In 1999, the Jewish mother of two left the stage for the Courier. After a few years, Zager rose to editor-in-chief. She writes almost all the Courier’s articles, since the newspaper has no other reporters.

Zager talked about journalism in high-minded terms, citing the constitutional right to a free press, the responsibility of a reporter to seek truth and the trust a community places in a journalist.

When reporting on the oil wells, Zager wanted “to make sure the community had every piece of information that was available, so they could judge for themselves if it was safe or not.”

“You can’t take yourself seriously, but you have to take the profession seriously,” she said. “Remember the old adage, ‘Don’t pick a fight with someone who buys ink by the barrel.'”

Zager wished reporters would “take back the power” and worried that media conglomerates are squelching independent voices: “Community papers are the last bastions of real investigative journalism.”

Still, if Zager had her way, she would be writing for The Washington Post.

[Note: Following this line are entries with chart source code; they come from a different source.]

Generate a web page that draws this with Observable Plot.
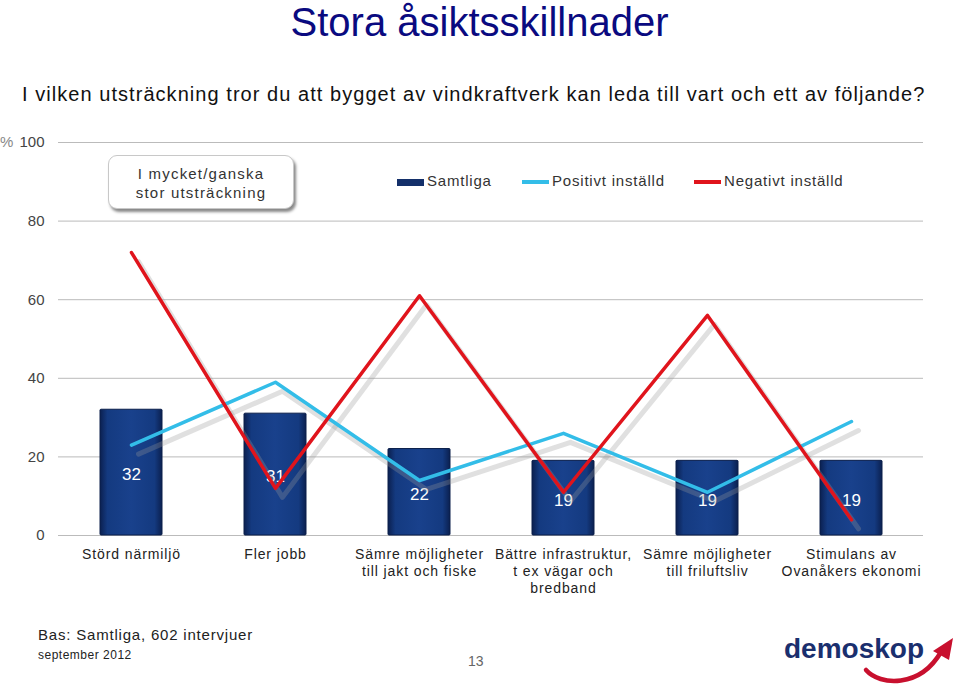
<!DOCTYPE html>
<html><head><meta charset="utf-8">
<script src="https://cdn.jsdelivr.net/npm/d3@7"></script>
<script src="https://cdn.jsdelivr.net/npm/@observablehq/plot@0.6"></script>
<style>
body{margin:0;width:959px;height:688px;position:relative;background:#fff;font-family:"Liberation Sans",Arial,sans-serif;overflow:hidden}
.abs{position:absolute}
#title{left:0;width:959px;top:0px;text-align:center;font-size:40px;color:#0a0a80;letter-spacing:0px}
#sub{left:22px;top:83px;font-size:20px;color:#111;letter-spacing:1.05px;white-space:nowrap}
#chart{left:0;top:125px}
#chart g[aria-label="x-axis tick label"] text{letter-spacing:0.9px}
#note{left:108px;top:155px;width:186px;height:54px;border:1px solid #c8c8c8;border-radius:9px;box-shadow:2px 3px 3px #888;background:#fff;text-align:center;font-size:15px;color:#333;letter-spacing:1.2px;line-height:19px;padding-top:8px;box-sizing:border-box}
.leg{top:172px;font-size:15px;color:#333;letter-spacing:0.8px;white-space:nowrap}
.sw{display:inline-block;width:27px;vertical-align:middle;margin-right:3px}
#bas{left:38px;top:626px;font-size:15px;color:#222;letter-spacing:0.8px}
#sep{left:38px;top:648px;font-size:12px;color:#222;letter-spacing:0.5px}
#pg{left:468px;top:653px;font-size:14px;color:#666}
</style></head>
<body>
<div id="title" class="abs">Stora åsiktsskillnader</div>
<div id="sub" class="abs">I vilken utsträckning tror du att bygget av vindkraftverk kan leda till vart och ett av följande?</div>
<div id="chart" class="abs"></div>
<div id="note" class="abs">I mycket/ganska<br>stor utsträckning</div>
<div class="abs leg" style="left:397px"><span class="sw" style="height:7px;background:#14306a"></span>Samtliga</div>
<div class="abs leg" style="left:522px"><span class="sw" style="height:4px;background:#33bde8"></span>Positivt inställd</div>
<div class="abs leg" style="left:694px"><span class="sw" style="height:4px;background:#e0141c"></span>Negativt inställd</div>
<div id="bas" class="abs">Bas: Samtliga, 602 intervjuer</div>
<div id="sep" class="abs">september 2012</div>
<div id="pg" class="abs">13</div>
<svg class="abs" style="left:780px;top:630px" width="179" height="58">
  <text x="4" y="28" font-family="Liberation Sans, Arial, sans-serif" font-weight="bold" font-size="28" fill="#1a2f6e" letter-spacing="0">demoskop</text>
  <path d="M86,40 C100,56 140,58 161,22" fill="none" stroke="#c8102e" stroke-width="4.5" stroke-linecap="round"/>
  <path d="M153,21 L173,8 L169,30 Z" fill="#c8102e"/>
</svg>
<script>
const categories = ["Störd närmiljö","Fler jobb","Sämre möjligheter\ntill jakt och fiske","Bättre infrastruktur,\nt ex vägar och\nbredband","Sämre möjligheter\ntill friluftsliv","Stimulans av\nOvanåkers ekonomi"];
const samtliga = [32, 31, 22, 19, 19, 19];
const positivt = [23, 39, 14, 26, 11, 29];
const negativt = [72, 12, 61, 11, 56, 4];
const yTicks = [0, 20, 40, 60, 80, 100];

const bars = categories.map((c,i)=>({c, v: samtliga[i]}));
const pos = categories.map((c,i)=>({c, v: positivt[i]}));
const neg = categories.map((c,i)=>({c, v: negativt[i]}));

const chart = Plot.plot({
  width: 959, height: 480,
  marginLeft: 58, marginRight: 36, marginTop: 17, marginBottom: 70,
  style: {fontFamily: '"Liberation Sans",Arial,sans-serif', background: "transparent"},
  x: {domain: categories, paddingInner: 0.57, paddingOuter: 0.285, label: null},
  y: {domain: [0, 100], label: null},
  marks: [
    Plot.gridY(yTicks, {stroke: "#bbb", strokeOpacity: 1, strokeWidth: 1}),
    Plot.axisY(yTicks, {tickSize: 0, tickPadding: 14, fontSize: 15, fill: "#444", label: null}),
    Plot.axisX({tickSize: 0, tickPadding: 12, fontSize: 14, fill: "#222", lineHeight: 1.2, label: null, textAnchor: "middle"}),
    Plot.barY(bars, {x: "c", y: "v", fill: "url(#barGrad)", stroke: "#0a1e4a", strokeWidth: 1, rx: 1}),
    Plot.text(bars, {x: "c", y: d => d.v / 2, text: d => String(d.v), fill: "#fff", fontSize: 17, dy: 2}),
    Plot.lineY(pos, {x: "c", y: "v", stroke: "#999", strokeWidth: 5, strokeOpacity: 0.3, dx: 7, dy: 9}),
    Plot.lineY(neg, {x: "c", y: "v", stroke: "#999", strokeWidth: 5, strokeOpacity: 0.3, dx: 7, dy: 9}),
    Plot.lineY(pos, {x: "c", y: "v", stroke: "#33bde8", strokeWidth: 3.5}),
    Plot.lineY(neg, {x: "c", y: "v", stroke: "#e0141c", strokeWidth: 3.5})
  ]
});
const ns = "http://www.w3.org/2000/svg";
const defs = document.createElementNS(ns, "defs");
defs.innerHTML = `<linearGradient id="barGrad" x1="0" x2="1" y1="0" y2="0">
  <stop offset="0" stop-color="#0b2050"/><stop offset="0.12" stop-color="#143a80"/>
  <stop offset="0.5" stop-color="#19418c"/><stop offset="0.88" stop-color="#143a80"/>
  <stop offset="1" stop-color="#0b2050"/></linearGradient>`;
chart.insertBefore(defs, chart.firstChild);
document.getElementById("chart").appendChild(chart);
const pct = document.createElement("div");
pct.className = "abs";
pct.style.cssText = "left:0px;top:133px;font-size:15px;color:#888;font-family:'Liberation Sans',Arial,sans-serif";
pct.textContent = "%";
document.body.appendChild(pct);
</script>
</body></html>
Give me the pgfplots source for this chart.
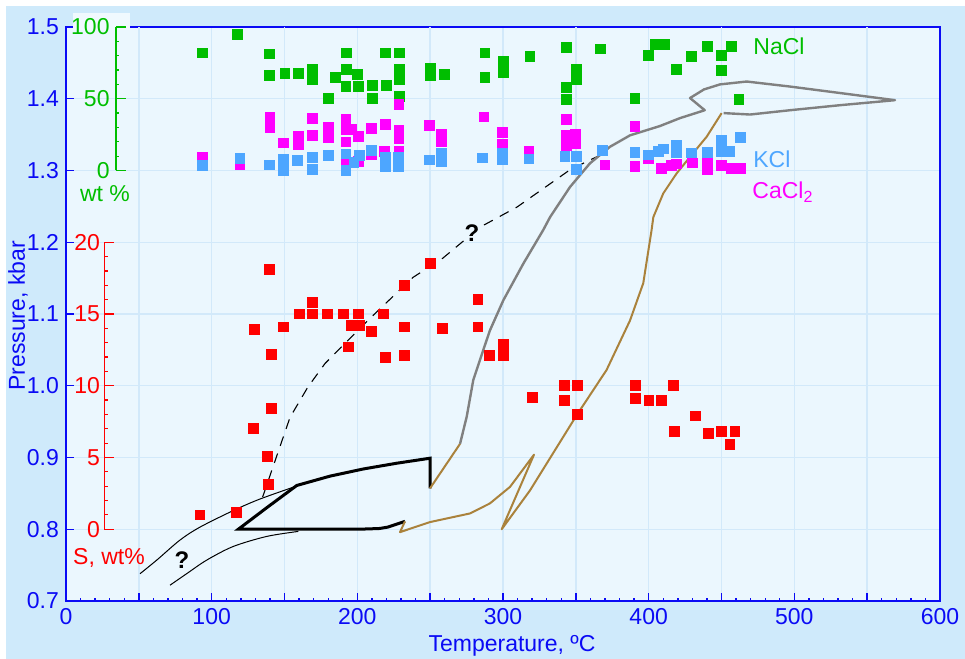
\documentclass[border=0pt]{standalone}
\usepackage{pgfplots}
\pgfplotsset{compat=1.18}
\usepackage{fontspec}
\setmainfont{Liberation Sans}
\definecolor{outerbg}{RGB}{207,234,251}
\definecolor{innerbg}{RGB}{235,247,254}
\definecolor{patchbg}{RGB}{240,249,254}
\definecolor{gridc}{RGB}{210,233,250}
\definecolor{axblue}{RGB}{10,10,245}
\definecolor{ngreen}{RGB}{0,190,0}
\definecolor{kblue}{RGB}{77,166,255}
\definecolor{cmag}{RGB}{255,0,255}
\definecolor{sred}{RGB}{255,0,0}
\definecolor{brownc}{RGB}{170,130,60}
\definecolor{greyc}{RGB}{128,128,128}
\newcommand\f{\fontsize{11.5}{13.8}\selectfont}
\pgfplotsset{
  common/.style={at={(33pt,29pt)}, anchor=south west, scale only axis,
    width=437pt, height=287pt, xmin=0, xmax=600},
  pts/.style={only marks, mark=square*, mark size=2.45pt, color=#1, mark options={solid, fill=#1, draw=none}},
}
\begin{document}
\begin{tikzpicture}[font=\f]
\useasboundingbox (0,0) rectangle (482.5pt,329.5pt);
\fill[white] (0,0) rectangle (482.5pt,329.5pt);
\fill[outerbg] (3pt,0) rectangle (482.5pt,326.5pt);
\begin{axis}[common, ymin=0.7, ymax=1.5,
  xtick={0,100,200,300,400,500,600},
  ytick={0.7,0.8,0.9,1.0,1.1,1.2,1.3,1.4,1.5},
  yticklabel style={/pgf/number format/.cd, fixed, fixed zerofill, precision=1},
  /pgf/number format/assume math mode=true,
  minor x tick num=9,
  extra x ticks={50,150,250,350,450,550}, extra x tick labels={},
  extra x tick style={grid=major},
  grid=major, major grid style={draw=gridc, line width=0.7pt},
  tick align=inside, xtick pos=bottom, ytick pos=left,
  major tick length=4pt, minor tick length=1.6pt,
  axis line style={draw=axblue, line width=1.3pt},
  tick style={draw=axblue, line width=0.7pt},
  ticklabel style={text=axblue, font=\f},
  axis background/.style={fill=innerbg},
  clip=false]
% thin upper black curve
\addplot[black, line width=0.5pt, smooth] coordinates {(50.8,0.738) (62.3,0.757) (78.3,0.785) (92,0.803) (114.8,0.826) (133,0.842) (158,0.860)};
% thin lower black curve
\addplot[black, line width=0.5pt, smooth] coordinates {(71.4,0.722) (82.8,0.738) (96.6,0.757) (114.8,0.776) (137.8,0.790) (159.5,0.797)};
% dashed curve
\addplot[black, line width=0.55pt, dash pattern=on 5pt off 4pt] coordinates {(135,0.845) (153.8,0.956) (166,0.998) (177.8,1.031) (191.5,1.059) (210.8,1.098) (238.2,1.151) (258.8,1.178) (284.2,1.221) (309.6,1.249) (346,1.301) (369.3,1.324)};
% thick black
\addplot[black, line width=1.5pt, line join=miter] coordinates {(249.9,0.857) (249.9,0.899) (227,0.892) (204.1,0.884) (181.2,0.874) (158.4,0.861) (137.8,0.830) (118.3,0.800) (200.4,0.800) (215,0.801) (221,0.803) (232.7,0.811)};
% brown A
\addplot[brownc, line width=1pt] coordinates {(249.9,0.857) (270.5,0.919)};
% brown B
\addplot[brownc, line width=1pt, line join=round] coordinates {(232.7,0.811) (229.3,0.796) (249.9,0.810) (277.3,0.822) (291,0.836) (304.8,0.859) (321.3,0.904) (299.1,0.800) (318.5,0.854) (350.6,0.959) (371.1,1.022) (387.2,1.091) (396.3,1.143) (402,1.217) (403.2,1.235) (410,1.268) (419.2,1.296) (428.4,1.319) (439.8,1.347) (450.1,1.380)};
% grey
\addplot[greyc, line width=1.2pt, line join=round] coordinates {(270.5,0.919) (275.1,0.957) (279.6,1.008) (286.5,1.050) (291,1.077) (300.2,1.119) (313.9,1.170) (327.6,1.217) (332.3,1.235) (346,1.277) (359.7,1.310) (373.4,1.333) (387.2,1.349) (407.8,1.362) (421.5,1.373) (438.5,1.384) (428.4,1.401) (438,1.413) (449,1.420) (467.3,1.424) (497,1.417) (531.3,1.408) (569.1,1.398) (531.3,1.391) (497,1.384) (469.6,1.378) (451.5,1.380)};
\end{axis}
\fill[patchbg] (36.5pt,314.6pt) rectangle (65pt,323pt);
% NaCl, CaCl2, KCl on wt% scale
\begin{axis}[common, ymin=-300, ymax=100, hide axis, clip=false]
\draw[ngreen, line width=0.7pt] (axis cs:34.3,0) -- (axis cs:34.3,100);
\pgfplotsinvokeforeach{10,20,30,40,60,70,80,90}{\draw[ngreen, line width=0.6pt] (axis cs:34.3,#1) -- ([xshift=1.7pt]axis cs:34.3,#1);}
\pgfplotsinvokeforeach{0,50,100}{\draw[ngreen, line width=0.7pt] (axis cs:34.3,#1) -- ([xshift=5pt]axis cs:34.3,#1);
  \node[anchor=east, inner sep=0pt, text=ngreen] at ([xshift=-3pt]axis cs:34.3,#1) {#1};}
\addplot[pts=ngreen] coordinates {
(93.6,82) (117.6,94.7) (139.6,81.3) (139.6,66.3) (150.3,67.7) (159.5,67.7) (169.4,70.4) (169.4,63.5)
(180,50.1) (184.7,65.1) (192.7,82) (192.7,70.4) (192.2,58.4) (200,67) (200.7,58.4) (210.5,59.3)
(210.5,50.1) (219,82) (219.7,59.3) (228.8,82) (228.8,70.4) (228.8,63.5) (228.8,51.7) (250.4,71)
(250.4,66) (259.5,67) (287.6,82) (287.6,65.1) (300.2,76.2) (300.2,68.1) (318.5,79.6) (343.7,85.5)
(350.6,70.4) (350.6,63.5) (343.7,57.7) (343.7,49.7) (367,84.8) (390.6,50.1) (399.7,80.1) (404.4,87.7)
(411.2,87.7) (419.2,70.4) (429.5,79.6) (440.5,86.6) (450.1,80.1) (450.1,70) (457,86.6) (462,49.7)};
\addplot[pts=cmag] coordinates {
(93.6,9.3) (119.4,4.2) (140,37.2) (140,30.2) (149.2,19.2) (159.5,24) (159.5,17.8) (169.4,36.3)
(169.4,24.2) (180,30.2) (180,23.3) (192.2,35.8) (192.2,28.9) (192.2,19.9) (196,28.9) (200.7,23.8)
(192.2,5.8) (200.7,6.5) (209.4,29.4) (209.4,10.9) (219,32.3) (218.6,13.2) (228.6,27.7) (228.6,22)
(228.6,46.2) (228.6,13.2) (249.4,31.6) (257.9,25.4) (257.9,19.9) (286.9,37.4) (299.6,26.6) (299.6,18.5)
(317.8,13.2) (343.7,35.8) (343.7,24.2) (343.7,17.3) (349.9,25.4) (349.9,18.5) (370,3.9) (390.6,30.7)
(390.6,3) (399.7,8.1) (408.9,1.2) (415.7,3.5) (419.2,4.6) (430.2,5.3) (440.2,5.8) (440.2,0.5)
(450.1,3.5) (457,1.2) (462.7,1.2)};
\addplot[pts=kblue] coordinates {
(93.6,3.5) (119.4,8.6) (139.6,3.9) (149.2,7.6) (149.2,0) (158.8,6.9) (169.4,9.3) (169.4,0.7)
(180,10.4) (192.2,11.6) (192.2,0) (197.7,5.8) (201.3,10.4) (209.4,13.9) (219,9) (219,3)
(228.1,9) (228.1,3) (249.4,7.4) (257.9,12) (257.9,6) (286,8.8) (299.6,12) (299.6,8) (317.8,8.1)
(342.5,10) (350.6,10) (350.6,0.7) (368.3,13.9) (390.6,12.7) (399.7,10.9) (406.6,13.2) (410,15)
(419.2,17.3) (419.2,12.7) (429.5,12.3) (440.2,12.7) (450.1,20.8) (450.1,13.2) (455.8,13.2) (462.7,23.1)};
\end{axis}
% S wt% scale
\begin{axis}[common, ymin=-5, ymax=35, hide axis, clip=false]
\draw[sred, line width=0.7pt] (axis cs:26.3,0) -- (axis cs:26.3,20);
\pgfplotsinvokeforeach{1,2,3,4,6,7,8,9,11,12,13,14,16,17,18,19}{\draw[sred, line width=0.6pt] (axis cs:26.3,#1) -- ([xshift=1.7pt]axis cs:26.3,#1);}
\pgfplotsinvokeforeach{0,5,10,15,20}{\draw[sred, line width=0.7pt] (axis cs:26.3,#1) -- ([xshift=5pt]axis cs:26.3,#1);
  \node[anchor=east, inner sep=0pt, text=sred] at ([xshift=-2pt]axis cs:26.3,#1) {#1};}
\addplot[pts=sred] coordinates {
(91.9,1.0) (117.1,1.2) (128.6,7.0) (138.4,5.1) (138.9,3.1) (141.2,8.4) (139.6,18.1) (141.2,12.2)
(129.3,13.9) (149.2,14.1) (160.2,15) (169.4,15.8) (169.4,15) (179.4,15) (190.4,15) (200.7,15)
(196.1,14.2) (201.3,14.2) (193.8,12.7) (209.4,13.8) (217.8,15) (219.5,12.0) (232.1,17.0) (232.1,14.1)
(232.1,12.1) (250.4,18.5) (258.6,14.0) (282.8,16) (282.8,14.1) (290.4,12.1) (300.2,12.9) (300.2,12.1)
(320.1,9.2) (342.1,10) (350.8,10) (342.1,9.0) (350.8,8.0) (391.1,10) (391.1,9.1) (400.2,9.0)
(408.5,9.0) (416.9,10) (417.6,6.8) (432,7.9) (440.9,6.7) (450.1,6.8) (459.2,6.8) (455.8,5.9)};
\end{axis}
\node[rotate=90, text=axblue] at (9pt,171.5pt) {Pressure, kbar};
\node[anchor=base, text=axblue] at (256pt,3.5pt) {Temperature, ºC};
\node[anchor=base, text=ngreen] at (52.5pt,228.5pt) {wt \%};
\node[anchor=base, text=sred] at (54.5pt,47pt) {S, wt\%};
\node[anchor=base west, inner sep=0pt, text=ngreen] at (376.5pt,302pt) {NaCl};
\node[anchor=base west, inner sep=0pt, text=kblue] at (376.5pt,245.5pt) {KCl};
\node[anchor=base west, inner sep=0pt, text=cmag] at (376pt,230pt) {CaCl\textsubscript{2}};
\node[font=\fontsize{12}{14}\selectfont\bfseries] at (236pt,213pt) {?};
\node[font=\fontsize{12}{14}\selectfont\bfseries] at (91pt,49.5pt) {?};
\end{tikzpicture}
\end{document}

“I would feel sorry for the Congress if I get there,” she said. “I am plucky. I’m gutsy. People meet me, and they think I’m tough. I am, but I’m sensitive like every other woman.”

Like many Jewish women, Zager is searching for love and is no stranger to the world of JDate. When the telephone rang in her office, it was her date for Friday night, a suitor with a sense of humor. This man had not yet triggered her “jerk-dar,” what the reporter called her ability to detect a “bad man.”

Zager, who is divorced, is “an eternal optimist when it comes to love.”

The fashionista, who likes to make a statement (“When I’m in a New York state of mind, I’ll get into that Ivy League look, Ralph Lauren mode”), also loves to cook and is working on getting a chocolate cookbook she wrote published.

She also reads Philip Roth, because “you have to read before you can write.”

With so many books to read (and write), dishes to cook, clothes to buy and stories to chase, Zager has her hands full. She prays for the ability to handle it all: “I wake up every day and say, please God, let me multitask today.”